What good things might be standing between you and fully following Jesus? It could be family, friends, money, sports or hobbies, work, use of technology, commitments to worthy causes, or ideas and principles. I know I’m very tempted to make ideas into idols, and to seek God’s blessing on my own ideas rather than to seek to understand God’s will. So I invite you to pray on it, and to consciously invite God into those parts of your life that you’re most passionate about, and to make a habit of regularly consulting God about them.

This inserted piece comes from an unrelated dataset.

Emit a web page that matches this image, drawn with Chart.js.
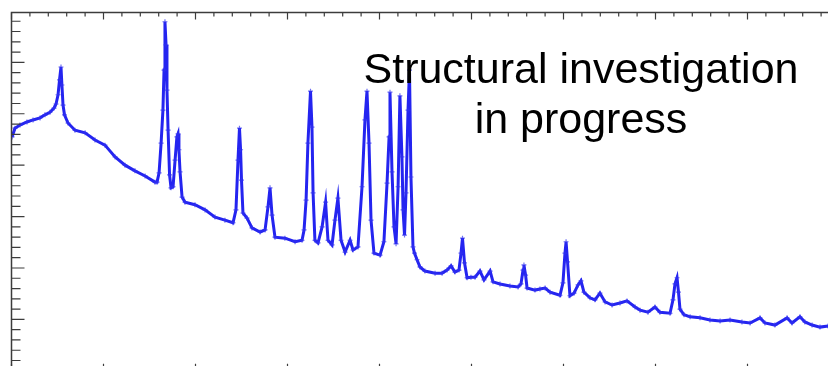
<!DOCTYPE html>
<html>
<head>
<meta charset="utf-8">
<script src="https://cdn.jsdelivr.net/npm/chart.js@4.4.1/dist/chart.umd.min.js"></script>
<style>
  html, body { margin: 0; padding: 0; background: #fff; overflow: hidden; width: 828px; height: 366px; }
  #wrap { position: relative; width: 828px; height: 366px; overflow: hidden; }
  #xrd { position: absolute; left: 0; top: 0; }
  #note {
    position: absolute; left: 331px; top: 43px; width: 500px;
    font-family: "Liberation Sans", Arial, sans-serif; font-size: 43px; line-height: 50px;
    color: #000; text-align: center;
  }
</style>
</head>
<body>
<div id="wrap">
  <canvas id="xrd" width="850" height="380"></canvas>
  <div id="note">Structural investigation<br>in progress</div>
</div>
<script>
// Diffractogramme : 2θ (degrés) et intensité (coups)
const twoTheta = [
  5.03, 5.19, 5.46, 5.84, 6.17, 6.55, 6.82, 7.09, 7.31, 7.42,
  7.53, 7.61, 7.69, 7.74, 7.80, 7.88, 8.07, 8.45, 9.00, 9.54,
  10.08, 10.63, 11.17, 11.71, 12.26, 12.80, 12.91, 13.02, 13.13, 13.23,
  13.29, 13.34, 13.40, 13.45, 13.51, 13.59, 13.67, 13.78, 13.89, 13.99,
  14.05, 14.10, 14.16, 14.27, 14.43, 14.97, 15.52, 16.06, 16.60, 17.04,
  17.20, 17.31, 17.39, 17.45, 17.50, 17.58, 17.80, 18.07, 18.51, 18.78,
  18.94, 19.05, 19.16, 19.32, 19.86, 20.41, 20.79, 20.90, 21.01, 21.11,
  21.25, 21.33, 21.39, 21.49, 21.66, 21.88, 22.07, 22.20, 22.42, 22.58,
  22.74, 22.91, 23.13, 23.40, 23.56, 23.83, 24.05, 24.21, 24.32, 24.43,
  24.54, 24.70, 25.03, 25.24, 25.41, 25.52, 25.57, 25.68, 25.79, 25.90,
  26.01, 26.11, 26.22, 26.28, 26.36, 26.44, 26.55, 26.63, 26.71, 26.82,
  26.90, 27.04, 27.20, 27.47, 28.02, 28.40, 28.67, 28.89, 29.10, 29.32,
  29.43, 29.51, 29.62, 29.76, 29.97, 30.19, 30.46, 30.68, 31.01, 31.17,
  31.55, 32.09, 32.53, 32.69, 32.80, 32.85, 32.94, 33.02, 33.45, 33.72,
  34.00, 34.27, 34.81, 34.97, 35.08, 35.14, 35.22, 35.35, 35.57, 35.79,
  35.95, 36.11, 36.44, 36.71, 36.98, 37.26, 37.64, 38.07, 38.45, 38.89,
  39.16, 39.59, 39.97, 40.24, 40.79, 40.95, 41.06, 41.17, 41.25, 41.33,
  41.55, 41.88, 42.42, 42.96, 43.51, 44.05, 44.70, 45.14, 45.68, 45.95,
  46.49, 47.15, 47.42, 47.85, 48.12, 48.51, 48.94, 49.38, 49.92
];
const intensity = [
  4550, 4720, 4780, 4840, 4880, 4920, 4980, 5030, 5110, 5190,
  5370, 5660, 5910, 5560, 5170, 4980, 4820, 4680, 4630, 4490,
  4390, 4160, 4000, 3890, 3790, 3670, 3670, 3850, 4430, 5070,
  5850, 6790, 6340, 5460, 4680, 3810, 3560, 3580, 4100, 4550,
  4610, 4300, 3870, 3380, 3280, 3230, 3130, 2990, 2930, 2880,
  3130, 4100, 4720, 4300, 3710, 3070, 2970, 2780, 2700, 2740,
  3190, 3560, 3030, 2600, 2580, 2510, 2540, 2740, 3320, 4430,
  5440, 4740, 3460, 2540, 2490, 2800, 3280, 2540, 2450, 2930,
  3360, 2540, 2310, 2540, 2350, 2410, 3580, 4880, 5440, 4430,
  2930, 2290, 2250, 2510, 3650, 4550, 5420, 3870, 2800, 2470,
  3580, 5350, 4160, 3130, 2640, 3460, 5070, 5850, 3770, 2410,
  2290, 2160, 2020, 1940, 1900, 1900, 1960, 2040, 1920, 1960,
  2290, 2580, 2100, 1810, 1820, 1820, 1940, 1770, 1940, 1730,
  1690, 1650, 1630, 1690, 1960, 2060, 1860, 1610, 1570, 1590,
  1610, 1530, 1470, 1710, 2290, 2510, 2120, 1460, 1510, 1670,
  1750, 1530, 1420, 1380, 1510, 1340, 1280, 1320, 1360, 1240,
  1180, 1140, 1240, 1140, 1120, 1380, 1690, 1810, 1530, 1200,
  1090, 1050, 1030, 990, 970, 990, 950, 930, 1030, 930,
  890, 1030, 930, 1050, 950, 890, 850, 870, 830
];

// Axes : bornes et pas des graduations (pas d'étiquettes visibles)
const xRange = [5, 50];
const xTicks = [1, 5];      // mineur, majeur
const yRange = [0, 6970];
const yTicks = [200, 1000]; // mineur, majeur

const points = twoTheta.map((t, i) => ({ x: t, y: intensity[i] }));

// Cadre et graduations tournées vers l'intérieur (gauche, haut, bas)
const framePlugin = {
  id: 'frame',
  afterDraw(chart) {
    const ctx = chart.ctx;
    const a = chart.chartArea;
    const xs = chart.scales.x;
    const ys = chart.scales.y;
    ctx.save();
    ctx.strokeStyle = '#3c3c3c';
    ctx.lineWidth = 1.5;
    ctx.strokeRect(a.left, a.top, a.right - a.left, a.bottom - a.top);
    ctx.lineWidth = 1.2;
    ctx.beginPath();
    for (let v = xRange[0]; v <= xRange[1] + 1e-9; v += xTicks[0]) {
      const px = xs.getPixelForValue(v);
      const major = Math.abs(v % xTicks[1]) < 1e-6;
      const len = major ? 7 : 4;
      ctx.moveTo(px, a.top); ctx.lineTo(px, a.top + len);
      ctx.moveTo(px, a.bottom); ctx.lineTo(px, a.bottom - len);
    }
    for (let v = yRange[0]; v <= yRange[1] + 1e-9; v += yTicks[0]) {
      const py = ys.getPixelForValue(v);
      const major = Math.abs(v % yTicks[1]) < 1e-6;
      const len = major ? 13 : 9;
      ctx.moveTo(a.left, py); ctx.lineTo(a.left + len, py);
    }
    ctx.stroke();
    ctx.restore();
  }
};

new Chart(document.getElementById('xrd'), {
  type: 'scatter',
  data: {
    datasets: [{
      data: points,
      showLine: true,
      borderColor: '#2424f0',
      borderWidth: 3,
      tension: 0,
      pointStyle: 'cross',
      pointRadius: 2.5,
      pointBorderWidth: 1.2,
      pointBorderColor: 'rgba(50, 50, 240, 0.7)',
      pointBackgroundColor: 'rgba(50, 50, 240, 0.7)'
    }]
  },
  options: {
    responsive: false,
    devicePixelRatio: 1,
    animation: false,
    layout: { padding: { left: 11.5, top: 12.5, right: 10.5, bottom: 9.2 } },
    plugins: { legend: { display: false }, tooltip: { enabled: false } },
    scales: {
      x: { type: 'linear', min: xRange[0], max: xRange[1], display: false },
      y: { type: 'linear', min: yRange[0], max: yRange[1], display: false }
    }
  },
  plugins: [framePlugin]
});
</script>
</body>
</html>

I’ll leave you with an example. As a young man, St. Jerome loved classical Latin literature, and especially Cicero. One night Jerome had a dream in which he was standing before God, and God asked him if he was a Christian. Jerome said yes. But God said, “No, you aren’t a Christian, you’re a Ciceronian, a follower of Cicero!” Jerome was convicted by this dream, and for over a decade he gave up reading the classics entirely and focused on reading Scripture in the original Greek and Hebrew. As you can imagine, he came to know Scripture very well. Years later, when the pope got fed up with all the bad Latin translations of the Bible available at the time, he asked Jerome to make a better Latin translation. And so Jerome’s love for Latin and his love for Scripture were combined and put to good use. Jerome’s translation is, of course, the Latin Vulgate, and it was so well respected that it was used exclusively by the church in Western Europe for nearly 1,000 years!

So you never know how God will use your passions if you let God be first in your life. Amen.